Telfair State Prison
- Interactive map of Telfair State Prison
- Location: 210 Long Bridge Road, McRae–Helena, Georgia;
- Security class: close security
- Capacity: 1420
- Opened: 1992
- Managed by: Georgia Department of Corrections
- Warden: Andrew McFarlane

= Telfair State Prison =

Georgia male-only state prison in the United States

Telfair State Prison is a Georgia Department of Corrections state prison for men located on 210 Long Bridge Road, McRae–Helena, Telfair County, Georgia, United States. The facility opened in 1992 and currently has a capacity of 1,420 prisoners. The Department of Justice opened a criminal investigation of the Georgia State Prisons in 2021 after widespread reports and documentation of violence, assaults, and harassment, particularly of transgender, lesbian, and gay prisoners.

On July 20, 2023, prison guards left Juan Carlos Ramirez Bibiano in an outdoor cell without shade, water, or ice, causing his body to overheat, induce vomiting, and killing him from heat exposure.

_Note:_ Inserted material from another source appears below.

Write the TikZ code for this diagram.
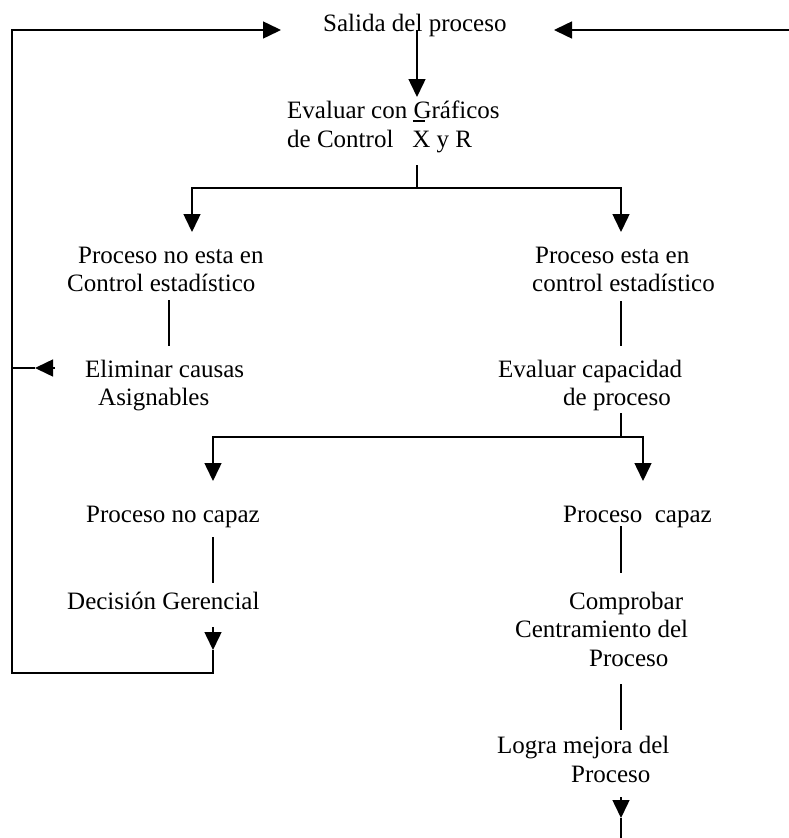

Between August and October 2012, two inmates and a corrections officer named Larry Stell were fatally stabbed in the facility.

Telfair was awarded Facility of the Year by Georgia Department of Corrections Commissioner Brian Owens in 2014.

Telfair State was one of seven prisons whose inmates participated in the 2010 Georgia prison strike.

== Notable inmates ==
- Wayne Williams, believed by police to be responsible for at least 23 of the 30 Atlanta murders of 1979–1981
- Aeman Presley, serial killer responsible for four murders.